Repealed by
- A.O. 1950

= Punjab Land Alienation Act, 1900 =

The Punjab Land Alienation Act, 1900 was a piece of legislation introduced by the British Raj with the aim of limiting the transfer of land ownership in Punjab Province. It created an "agricultural tribes" category, the membership of which was almost compulsory to buy or sell land.

== Background ==
The advent of British rule in India had led to a trend whereby ownership rights to land were increasingly concentrated in the hands of urban moneylenders and other commercial communities. They were assigned the property previously held by poor peasants, who either sold or mortgaged for the short-term benefit derived from the increasing values of land caused by improved agricultural methods, irrigation and communications. Such transfers were enforceable under law but, in British eyes, potentially damaging to their colonial administration because they might ultimately result in a disaffected rural peasant population. British law was effectively supporting the growth of a class of people — the new owners — that might prove detrimental to its own purpose. In addition, historian Kenneth Jones says that the transfers were contrary to British sentiments: "Not only did this development threaten the stability and peace of the Punjab, it also struck at the British self-image of benevolent and paternalistic protectors of the lowly peasant".

==Legal framework==
=== Legislation ===
Concern about developments turned to serious debate in the 1890s and on 27 September 1899 the future Lieutenant-Governor of the Punjab, Charles Rivaz, presented the Imperial Legislative Council with a proposal titled the Punjab Alienation of Land Bill. (Note: Kenneth Jones says that Charles Rivaz was Lieutenant-Governor of the Punjab in 1899 but this is incorrect. He succeeded William Mackworth Young in that office in 1902.) The measure was viewed by educated Hindus in the province as another example of Raj discrimination against their interests. In classifying people as being either "agriculturalist" or "non-agriculturalist" and limiting the transfer of land between those two groups, they saw the measure as preventing free investment of capital and reducing their opportunity to acquire the status traditionally associated with land ownership. Moreover, with the majority of those classified as agriculturists being Muslim, the educated elite saw it as being anti-Hindu, just as their diminishing ability to gain government employment, which was once their preserve, was considered to be such. (Note: Hindus had traditionally been dominant in government offices but competition for such jobs became tougher from the 1880s for a variety of reasons rooted both in policy and in demographic changes. The Aitchison Commission was significant in this development.)

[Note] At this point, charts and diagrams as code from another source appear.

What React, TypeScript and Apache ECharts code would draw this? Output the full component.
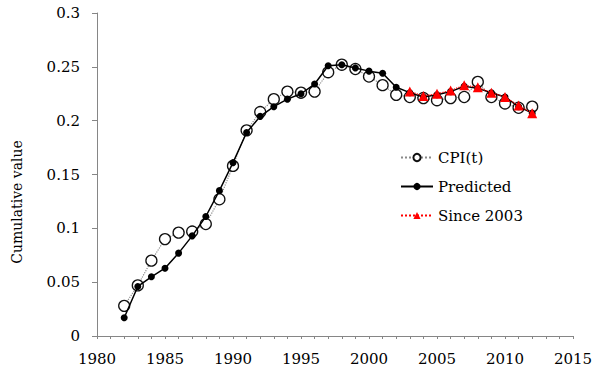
import React, { useEffect, useRef } from "react";
import * as echarts from "echarts";

const years = [1982, 1983, 1984, 1985, 1986, 1987, 1988, 1989, 1990, 1991, 1992, 1993, 1994, 1995, 1996, 1997, 1998, 1999, 2000, 2001, 2002, 2003, 2004, 2005, 2006, 2007, 2008, 2009, 2010, 2011, 2012];
const cpiValues = [0.028, 0.047, 0.070, 0.090, 0.096, 0.097, 0.104, 0.127, 0.158, 0.191, 0.208, 0.220, 0.227, 0.226, 0.227, 0.245, 0.252, 0.248, 0.241, 0.233, 0.224, 0.222, 0.221, 0.219, 0.221, 0.222, 0.236, 0.222, 0.216, 0.212, 0.213];
const predictedValues = [0.017, 0.046, 0.055, 0.063, 0.077, 0.093, 0.111, 0.135, 0.161, 0.189, 0.204, 0.213, 0.220, 0.225, 0.234, 0.251, 0.252, 0.249, 0.246, 0.244, 0.231, 0.226, 0.222, 0.224, 0.227, 0.232, 0.230, 0.226, 0.222, 0.213, 0.207];
const sinceYears = [2003, 2004, 2005, 2006, 2007, 2008, 2009, 2010, 2011, 2012];
const sinceValues = [0.227, 0.223, 0.225, 0.228, 0.233, 0.231, 0.226, 0.222, 0.214, 0.207];
const seriesNames = ["CPI(t)", "Predicted", "Since 2003"];
const yAxisTitle = "Cumulative value";

const FONT = "DejaVu Serif";

export default function App() {
  const ref = useRef<HTMLDivElement>(null);
  useEffect(() => {
    if (!ref.current) return;
    const chart = echarts.init(ref.current, null, { renderer: "svg" });
    const axisGrey = "#868686";
    chart.setOption({
      animation: false,
      backgroundColor: "#ffffff",
      textStyle: { fontFamily: FONT },
      grid: { left: 97, right: 29, top: 13, bottom: 46, containLabel: false },
      xAxis: {
        type: "value",
        min: 1980,
        max: 2015,
        interval: 5,
        axisLine: { show: true, lineStyle: { color: axisGrey, width: 1 } },
        axisTick: { show: true, inside: false, length: 3, lineStyle: { color: axisGrey } },
        minorTick: { show: true, splitNumber: 5, length: 3, lineStyle: { color: axisGrey } },
        splitLine: { show: false },
        axisLabel: {
          color: "#000",
          fontFamily: FONT,
          fontSize: 15,
          margin: 15,
          formatter: (v: number) => String(v),
        },
      },
      yAxis: {
        type: "value",
        min: 0,
        max: 0.3,
        interval: 0.05,
        axisLine: { show: true, lineStyle: { color: axisGrey, width: 1 } },
        axisTick: { show: true, inside: false, length: 5, lineStyle: { color: axisGrey } },
        splitLine: { show: false },
        axisLabel: { color: "#000", fontFamily: FONT, fontSize: 15, margin: 17 },
      },
      legend: {
        orient: "vertical",
        left: 400,
        top: 150,
        padding: 0,
        itemWidth: 32,
        itemHeight: 9,
        itemGap: 14,
        textStyle: { color: "#000", fontFamily: FONT, fontSize: 15 },
        data: seriesNames,
      },
      graphic: [
        {
          type: "text",
          x: 17,
          y: 202,
          rotation: Math.PI / 2,
          style: {
            text: yAxisTitle,
            fontFamily: FONT,
            fontSize: 14,
            fill: "#000",
            align: "center",
            verticalAlign: "middle",
          },
        },
      ],
      series: [
        {
          name: seriesNames[0],
          type: "line",
          z: 2,
          data: years.map((y, i) => [y, cpiValues[i]]),
          symbol: "circle",
          symbolSize: 11,
          showAllSymbol: true,
          lineStyle: { color: "#8a8a8a", width: 1.2, type: "dotted" },
          itemStyle: { color: "#ffffff", borderColor: "#111", borderWidth: 1.3 },
        },
        {
          name: seriesNames[1],
          type: "line",
          z: 3,
          data: years.map((y, i) => [y, predictedValues[i]]),
          symbol: "circle",
          symbolSize: 7,
          showAllSymbol: true,
          lineStyle: { color: "#000", width: 1.5, type: "solid" },
          itemStyle: { color: "#000" },
        },
        {
          name: seriesNames[2],
          type: "line",
          z: 4,
          data: sinceYears.map((y, i) => [y, sinceValues[i]]),
          symbol: "triangle",
          symbolSize: 10,
          showAllSymbol: true,
          lineStyle: { color: "#ff0000", width: 1.2, type: "dotted" },
          itemStyle: { color: "#ff0000" },
        },
      ],
    });
    return () => chart.dispose();
  }, []);
  return (
    <div
      ref={ref}
      style={{ position: "fixed", left: 0, top: 0, width: 602, height: 382, background: "#fff" }}
    />
  );
}
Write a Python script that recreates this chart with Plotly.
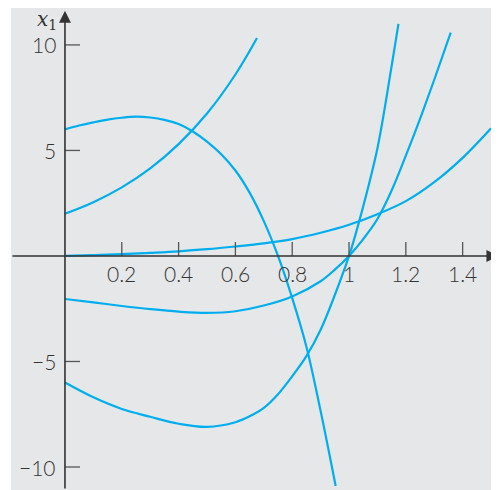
import plotly.graph_objects as go

# ---- data ----
tA = [0.0, 0.05, 0.1, 0.15, 0.2, 0.25, 0.3, 0.35, 0.4, 0.45, 0.5, 0.55, 0.6, 0.65, 0.7, 0.75, 0.8, 0.85, 0.9, 0.953]
yA = [6.0, 6.18, 6.33, 6.46, 6.55, 6.6, 6.56, 6.45, 6.25, 5.9, 5.42, 4.82, 4.05, 3.0, 1.65, 0.0, -2.0, -4.3, -7.35, -10.9]

tB = [0.0, 0.1, 0.2, 0.3, 0.4, 0.5, 0.6, 0.676]
yB = [2.0, 2.55, 3.25, 4.15, 5.3, 6.75, 8.6, 10.33]

tC = [0.0, 0.1, 0.2, 0.3, 0.4, 0.5, 0.6, 0.7, 0.8, 0.9, 1.0, 1.1, 1.2, 1.3, 1.4, 1.5]
yC = [0.0, 0.04, 0.09, 0.15, 0.22, 0.32, 0.45, 0.6, 0.8, 1.1, 1.48, 1.98, 2.6, 3.5, 4.65, 6.05]

tD = [0.0, 0.1, 0.2, 0.3, 0.4, 0.5, 0.6, 0.7, 0.8, 0.9, 0.95, 1.0, 1.05, 1.1, 1.15, 1.2, 1.25, 1.3, 1.358]
yD = [-2.04, -2.2, -2.37, -2.52, -2.64, -2.7, -2.62, -2.35, -1.92, -1.2, -0.65, 0.0, 0.8, 1.75, 3.1, 4.75, 6.5, 8.35, 10.58]

tE = [0.0, 0.1, 0.2, 0.3, 0.4, 0.5, 0.6, 0.65, 0.7, 0.75, 0.8, 0.85, 0.9, 0.95, 1.0, 1.05, 1.1, 1.15, 1.174]
yE = [-6.0, -6.7, -7.25, -7.62, -7.95, -8.1, -7.88, -7.6, -7.2, -6.55, -5.7, -4.75, -3.5, -1.85, 0.0, 2.35, 5.1, 9.0, 11.0]

x_ticks = [0.2, 0.4, 0.6, 0.8, 1.0, 1.2, 1.4]
x_tick_labels = ["0.2", "0.4", "0.6", "0.8", "1", "1.2", "1.4"]
y_ticks = [10, 5, -5, -10]
y_tick_labels = ["10", "5", "\u22125", "\u221210"]

XR = [-0.19, 1.528]
YR = [-11.09, 11.75]

CURVE = "#00aeef"
AXIS = "#333333"
LABEL_FONT = dict(family="Lato, Open Sans, sans-serif", size=21, color="#333333", weight=300)

fig = go.Figure()
for t, y in [(tA, yA), (tB, yB), (tC, yC), (tD, yD), (tE, yE)]:
    fig.add_trace(go.Scatter(x=t, y=y, mode="lines",
                             line=dict(color=CURVE, width=2.2, shape="spline", smoothing=1.0),
                             hoverinfo="skip", showlegend=False))

shapes = []
annotations = []
# axes with arrowheads
annotations.append(dict(x=0, y=11.62, ax=0, ay=YR[0], xref="x", yref="y", axref="x", ayref="y",
                        text="", showarrow=True, arrowhead=2, arrowsize=1.5, arrowwidth=1.6,
                        arrowcolor=AXIS))
annotations.append(dict(x=1.526, y=0, ax=XR[0], ay=0, xref="x", yref="y", axref="x", ayref="y",
                        text="", showarrow=True, arrowhead=2, arrowsize=1.5, arrowwidth=1.6,
                        arrowcolor=AXIS))
# ticks
for xt, lab in zip(x_ticks, x_tick_labels):
    shapes.append(dict(type="line", xref="x", yref="y", x0=xt, x1=xt, y0=0, y1=0.66,
                       line=dict(color="#555555", width=1.3)))
    annotations.append(dict(x=xt, y=0, xref="x", yref="y", text=lab, showarrow=False,
                            xanchor="center", yanchor="top", yshift=-3, font=LABEL_FONT))
for yt, lab in zip(y_ticks, y_tick_labels):
    shapes.append(dict(type="line", xref="x", yref="y", x0=0, x1=0.053, y0=yt, y1=yt,
                       line=dict(color="#555555", width=1.3)))
    annotations.append(dict(x=0, y=yt, xref="x", yref="y", text=lab, showarrow=False,
                            xanchor="right", yanchor="middle", xshift=-7, font=LABEL_FONT))
# axis titles
annotations.append(dict(x=0, y=11.2, xref="x", yref="y", text="<i>x</i><sub>1</sub>", showarrow=False,
                        xanchor="right", yanchor="middle", xshift=-6,
                        font=dict(family="DejaVu Serif, Liberation Serif, serif", size=20, color="#333333")))
annotations.append(dict(x=1.512, y=0, xref="x", yref="y", text="<i>t</i>", showarrow=False,
                        xanchor="center", yanchor="top", yshift=-2,
                        font=dict(family="DejaVu Serif, Liberation Serif, serif", size=22, color="#333333")))

# page body has an 8px default margin, so the figure is sized/offset to compensate
fig.update_layout(
    width=491, height=482,
    margin=dict(l=3, r=0, t=0, b=0),
    paper_bgcolor="white", plot_bgcolor="#e6e7e8",
    xaxis=dict(range=XR, visible=False, fixedrange=True),
    yaxis=dict(range=YR, visible=False, fixedrange=True),
    shapes=shapes, annotations=annotations,
)
fig.write_html("out.html")
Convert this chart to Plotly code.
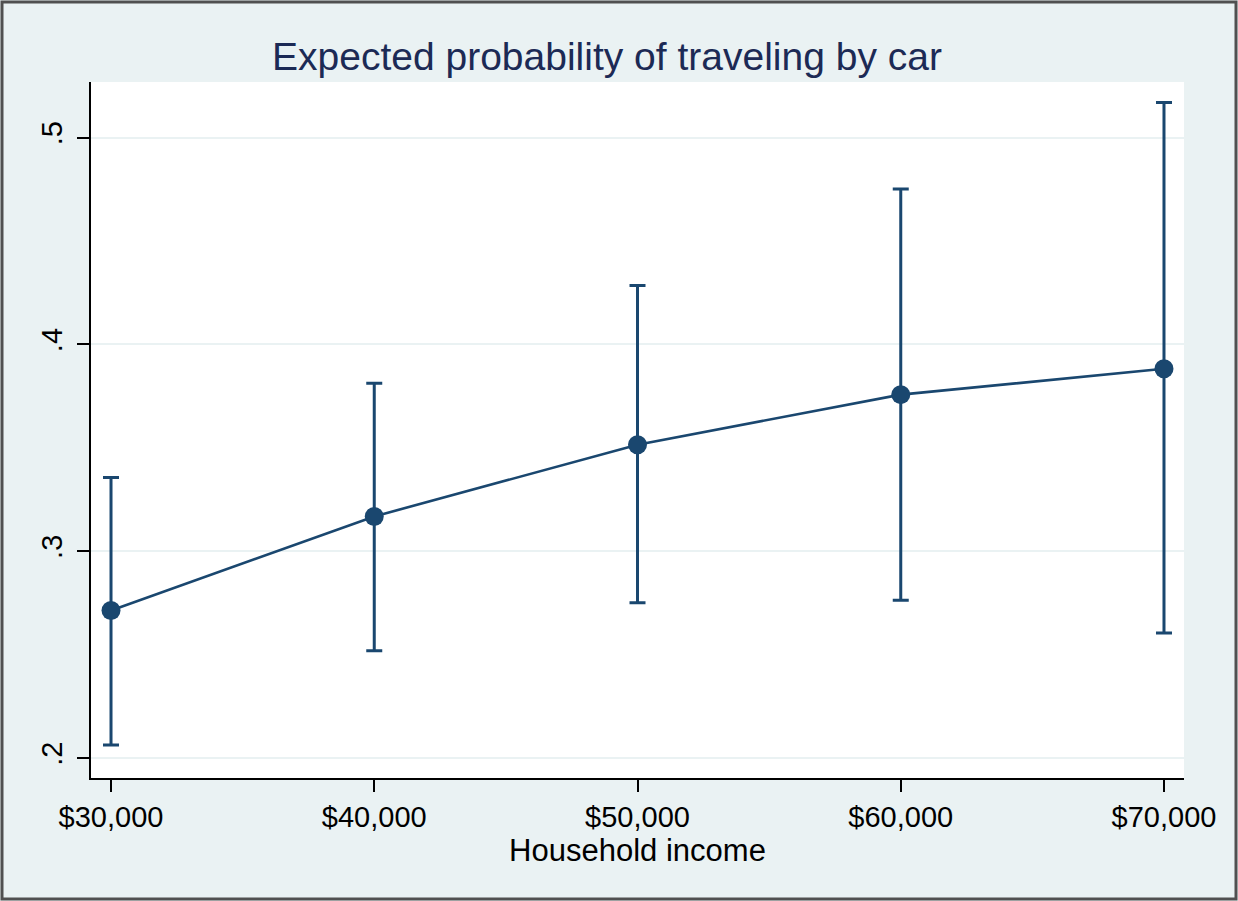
import plotly.graph_objects as go

income = [30000, 40000, 50000, 60000, 70000]
prob = [0.2713, 0.3168, 0.3515, 0.3757, 0.3882]
ci_upper = [0.3356, 0.3812, 0.4285, 0.4752, 0.5170]
ci_lower = [0.2062, 0.2518, 0.2751, 0.2763, 0.2604]

x_tickvals = [30000, 40000, 50000, 60000, 70000]
x_ticktext = ["$30,000", "$40,000", "$50,000", "$60,000", "$70,000"]
y_tickvals = [0.2, 0.3, 0.4, 0.5]
y_ticktext = [".2", ".3", ".4", ".5"]

NAVY = "#1a476f"
FONT = "Liberation Sans, Arial, sans-serif"

W, H = 1238, 901
ML, MR, MT, MB = 91, 54, 82, 123

fig = go.Figure()
fig.add_trace(go.Scatter(
    x=income, y=prob,
    mode="lines+markers",
    line=dict(color=NAVY, width=2.6),
    marker=dict(color=NAVY, size=19),
    error_y=dict(
        type="data", symmetric=False,
        array=[u - p for u, p in zip(ci_upper, prob)],
        arrayminus=[p - l for p, l in zip(prob, ci_lower)],
        color=NAVY, thickness=3, width=8,
    ),
    showlegend=False,
))

pw = W - ML - MR
ph = H - MT - MB
# outer border
fig.add_shape(
    type="rect", xref="paper", yref="paper",
    x0=(2 - ML) / pw, x1=(W - 2 - ML) / pw,
    y0=-(H - 2 - MT - ph) / ph, y1=(MT - 2) / ph + 1,
    line=dict(color="#505050", width=3), layer="below",
)

fig.update_layout(
    width=W, height=H,
    margin=dict(l=ML, r=MR, t=MT, b=MB),
    paper_bgcolor="#eaf2f3",
    plot_bgcolor="#ffffff",
    font=dict(family=FONT, color="#000000", size=29),
    title=dict(
        text="Expected probability of traveling by car",
        font=dict(family=FONT, size=39, color="#1c2a55"),
        x=607 / W, xanchor="center", xref="container",
        y=1 - 56 / H, yanchor="middle", yref="container",
    ),
    xaxis=dict(
        range=[29240, 70760],
        tickvals=x_tickvals, ticktext=x_ticktext,
        showgrid=False, zeroline=False,
        showline=True, linecolor="#000000", linewidth=2,
        ticks="outside", ticklen=12, tickwidth=1.5, tickcolor="#000000",
        tickfont=dict(size=29, color="#000000"),
        title=dict(text="Household income", font=dict(size=31, color="#000000"), standoff=0),
    ),
    yaxis=dict(
        range=[0.1903, 0.5269],
        tickvals=y_tickvals, ticktext=y_ticktext,
        tickangle=-90,
        showgrid=True, gridcolor="#eaf2f3", gridwidth=2,
        zeroline=False,
        showline=True, linecolor="#000000", linewidth=2,
        ticks="outside", ticklen=12, tickwidth=1.5, tickcolor="#000000",
        tickfont=dict(size=29, color="#000000"),
        ticklabelstandoff=3,
    ),
)

fig.write_html("out.html")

Rivaz's proposed legislation reignited the interest of elite Hindu Punjabis in the Congress and Indian Association political movements, which had waned during the decade. When the Congress delegates at the 1899 gathering in Lucknow supported opposition to the proposal, it created a rift between the organisation and Punjabi Muslims and peasants. However, factional disputes among the Punjabi elite — notably, between the Arya Samajists and the Brahmos — meant that this revived enthusiasm for Congress was short-lived.

=== Aftermath ===
The National Unionist Party was established as a consequence of the 1900 legislation to protect the interests of agriculturists. The subsequent Punjab Land Alienation Act of 1907 further restricted the transfer of land ownership between various groups.

==Amendments==

===2019 Haryana amendment===

In 2019, Haryana government passed the amendment to the Punjab Land Alienation Act, 1900 (PLPA), which had obtained ascent from the governor but has not yet been notified by the Haryana government, hence it is in limbo and has not become officially become a law. This amendment will reduce the Haryana’s Natural Conservation Zones (NCZs) by 47% or 60,000 acres from 122,113.30 hectares to only 64,384.66 hectares. This is in violation of multiple guidelines of the Supreme Court of India as well as "NCR Planning Board" (NCRPB) notification which states the original 122,113.30 hectares ecologically sensitive forest of South Haryana is a forest, "The major natural features, identified as environmentally sensitive areas, are the extension of Aravalli ridge in Rajasthan, Haryana and NCT-Delhi; forest areas; rivers and tributaries... major lakes and water bodies such as Badkhal lake, Suraj Kund and Damdama in Haryana sub-region". This area, as part of Northern Aravalli leopard and wildlife corridor, is an important habitat for the leopards in Haryana.